[WRITTEN PROBLEM]: Retype every line from the start of the data down to and including the line with "ax.set_ylim(-0.2006, 3.343)". Skip the pictures.

[INFORMATION SUPPLIED]:
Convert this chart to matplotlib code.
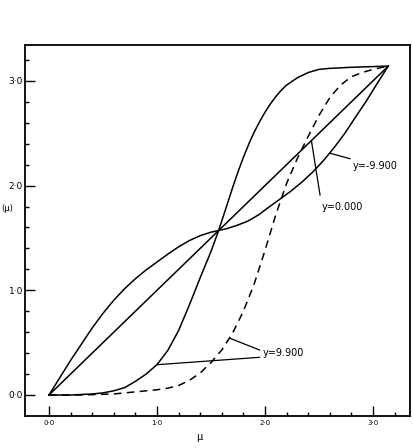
import matplotlib
matplotlib.use("Agg")
import matplotlib.pyplot as plt
from matplotlib.ticker import FixedLocator

# ---- data ----
# y = -9.900 (solid, above diagonal for mu < pi/2)
mu_neg = [0.0, 0.1, 0.2, 0.3, 0.4, 0.5, 0.6, 0.7, 0.8, 0.9, 1.0, 1.1, 1.2, 1.3, 1.4, 1.5, 1.571,
          1.64, 1.74, 1.84, 1.94, 2.04, 2.14, 2.24, 2.34, 2.44, 2.54, 2.64, 2.74, 2.84, 2.94, 3.04, 3.1416]
phi_neg = [0.0, 0.165, 0.33, 0.485, 0.64, 0.78, 0.905, 1.015, 1.11, 1.195, 1.27, 1.345, 1.415, 1.475, 1.522, 1.555, 1.571,
           1.587, 1.62, 1.66, 1.72, 1.797, 1.872, 1.947, 2.032, 2.127, 2.237, 2.362, 2.50, 2.657, 2.81, 2.977, 3.1416]

# y = 0.000 (straight diagonal)
mu_zero = [0.0, 3.1416]
phi_zero = [0.0, 3.1416]

# y = 9.900 (solid, steep S)
mu_pos = [0.0, 0.2, 0.4, 0.5, 0.6, 0.7, 0.8, 0.9, 1.0, 1.1, 1.2, 1.3, 1.4, 1.5, 1.571,
          1.65, 1.7, 1.75, 1.8, 1.86, 1.9, 1.95, 2.0, 2.05, 2.1, 2.15, 2.2, 2.3, 2.4, 2.5, 2.6, 2.8, 3.1416]
phi_pos = [0.0, 0.0, 0.01, 0.02, 0.04, 0.07, 0.13, 0.20, 0.29, 0.425, 0.615, 0.86, 1.12, 1.37, 1.571,
           1.82, 1.98, 2.13, 2.27, 2.42, 2.51, 2.61, 2.70, 2.78, 2.85, 2.91, 2.96, 3.03, 3.08, 3.11, 3.12, 3.13, 3.1416]

# y = 9.900 (dashed)
mu_dash = [0.0, 0.3, 0.6, 0.8, 1.0, 1.1, 1.2, 1.3, 1.4, 1.5, 1.6, 1.7, 1.8, 1.9, 2.0, 2.05, 2.1,
           2.2, 2.3, 2.4, 2.5, 2.6, 2.7, 2.8, 2.9, 3.0, 3.1416]
phi_dash = [0.0, 0.0, 0.01, 0.03, 0.05, 0.065, 0.09, 0.14, 0.21, 0.31, 0.43, 0.59, 0.80, 1.06, 1.38, 1.55, 1.72,
            2.02, 2.26, 2.47, 2.67, 2.84, 2.96, 3.04, 3.08, 3.11, 3.1416]

major_ticks = [0.0, 1.0, 2.0, 3.0]
minor_ticks = [0.2, 0.4, 0.6, 0.8, 1.2, 1.4, 1.6, 1.8, 2.2, 2.4, 2.6, 2.8, 3.2]
major_labels = ["0·0", "1·0", "2·0", "3·0"]

label_neg = "y=-9.900"
label_zero = "y=0.000"
label_pos = "y=9.900"

# ---- figure ----
fig = plt.figure(figsize=(4.14, 4.48), dpi=100)
ax = fig.add_axes([25/414, 1-416/448, 385/414, 371/448])
ax.set_xlim(-0.222, 3.343)
ax.set_ylim(-0.2006, 3.343)

lw = 1.1
ax.plot(mu_neg, phi_neg, color="black", lw=lw)
ax.plot(mu_zero, phi_zero, color="black", lw=lw)
ax.plot(mu_pos, phi_pos, color="black", lw=lw)
ax.plot(mu_dash, phi_dash, color="black", lw=lw, dashes=(5, 3.5))

# ticks
ax.xaxis.set_major_locator(FixedLocator(major_ticks))
ax.yaxis.set_major_locator(FixedLocator(major_ticks))
ax.xaxis.set_minor_locator(FixedLocator(minor_ticks))
ax.yaxis.set_minor_locator(FixedLocator(minor_ticks))
ax.set_xticklabels(major_labels, fontsize=5)
ax.set_yticklabels(major_labels, fontsize=6.5)
ax.tick_params(axis="both", which="major", direction="in", length=7.5, width=1.0,
               top=False, right=False)
ax.tick_params(axis="both", which="minor", direction="in", length=3, width=1.0,
               top=False, right=False)
ax.tick_params(axis="x", which="major", pad=3)
ax.tick_params(axis="y", which="major", pad=1.5)
for s in ax.spines.values():
    s.set_linewidth(1.3)

ax.set_xlabel("μ", fontsize=7)
ax.xaxis.set_label_coords(0.452, -0.043)
ax.set_ylabel("(μ)", fontsize=6, rotation=0)
ax.yaxis.set_label_coords(-0.045, 0.547)

# annotations
lp = dict(arrowstyle="-", color="black", lw=0.9, shrinkA=0, shrinkB=0)
ax.annotate(label_neg, xy=(2.60, 2.31), xytext=(2.815, 2.19), fontsize=7,
            va="center", ha="left", arrowprops=lp)
ax.text(2.53, 1.80, label_zero, fontsize=7, va="center", ha="left")
ax.plot([2.43, 2.51], [2.43, 1.91], color="black", lw=0.9)
ax.text(1.98, 0.40, label_pos, fontsize=7, va="center", ha="left")
ax.plot([1.68, 1.95], [0.54, 0.43], color="black", lw=0.9)
ax.plot([1.01, 1.95], [0.29, 0.36], color="black", lw=0.9)

fig.savefig("out.png", dpi=100)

[RESULT FOR THIS EXERCISE]:
Convert this chart to matplotlib code.
import matplotlib
matplotlib.use("Agg")
import matplotlib.pyplot as plt
from matplotlib.ticker import FixedLocator

# ---- data ----
# y = -9.900 (solid, above diagonal for mu < pi/2)
mu_neg = [0.0, 0.1, 0.2, 0.3, 0.4, 0.5, 0.6, 0.7, 0.8, 0.9, 1.0, 1.1, 1.2, 1.3, 1.4, 1.5, 1.571,
          1.64, 1.74, 1.84, 1.94, 2.04, 2.14, 2.24, 2.34, 2.44, 2.54, 2.64, 2.74, 2.84, 2.94, 3.04, 3.1416]
phi_neg = [0.0, 0.165, 0.33, 0.485, 0.64, 0.78, 0.905, 1.015, 1.11, 1.195, 1.27, 1.345, 1.415, 1.475, 1.522, 1.555, 1.571,
           1.587, 1.62, 1.66, 1.72, 1.797, 1.872, 1.947, 2.032, 2.127, 2.237, 2.362, 2.50, 2.657, 2.81, 2.977, 3.1416]

# y = 0.000 (straight diagonal)
mu_zero = [0.0, 3.1416]
phi_zero = [0.0, 3.1416]

# y = 9.900 (solid, steep S)
mu_pos = [0.0, 0.2, 0.4, 0.5, 0.6, 0.7, 0.8, 0.9, 1.0, 1.1, 1.2, 1.3, 1.4, 1.5, 1.571,
          1.65, 1.7, 1.75, 1.8, 1.86, 1.9, 1.95, 2.0, 2.05, 2.1, 2.15, 2.2, 2.3, 2.4, 2.5, 2.6, 2.8, 3.1416]
phi_pos = [0.0, 0.0, 0.01, 0.02, 0.04, 0.07, 0.13, 0.20, 0.29, 0.425, 0.615, 0.86, 1.12, 1.37, 1.571,
           1.82, 1.98, 2.13, 2.27, 2.42, 2.51, 2.61, 2.70, 2.78, 2.85, 2.91, 2.96, 3.03, 3.08, 3.11, 3.12, 3.13, 3.1416]

# y = 9.900 (dashed)
mu_dash = [0.0, 0.3, 0.6, 0.8, 1.0, 1.1, 1.2, 1.3, 1.4, 1.5, 1.6, 1.7, 1.8, 1.9, 2.0, 2.05, 2.1,
           2.2, 2.3, 2.4, 2.5, 2.6, 2.7, 2.8, 2.9, 3.0, 3.1416]
phi_dash = [0.0, 0.0, 0.01, 0.03, 0.05, 0.065, 0.09, 0.14, 0.21, 0.31, 0.43, 0.59, 0.80, 1.06, 1.38, 1.55, 1.72,
            2.02, 2.26, 2.47, 2.67, 2.84, 2.96, 3.04, 3.08, 3.11, 3.1416]

major_ticks = [0.0, 1.0, 2.0, 3.0]
minor_ticks = [0.2, 0.4, 0.6, 0.8, 1.2, 1.4, 1.6, 1.8, 2.2, 2.4, 2.6, 2.8, 3.2]
major_labels = ["0·0", "1·0", "2·0", "3·0"]

label_neg = "y=-9.900"
label_zero = "y=0.000"
label_pos = "y=9.900"

# ---- figure ----
fig = plt.figure(figsize=(4.14, 4.48), dpi=100)
ax = fig.add_axes([25/414, 1-416/448, 385/414, 371/448])
ax.set_xlim(-0.222, 3.343)
ax.set_ylim(-0.2006, 3.343)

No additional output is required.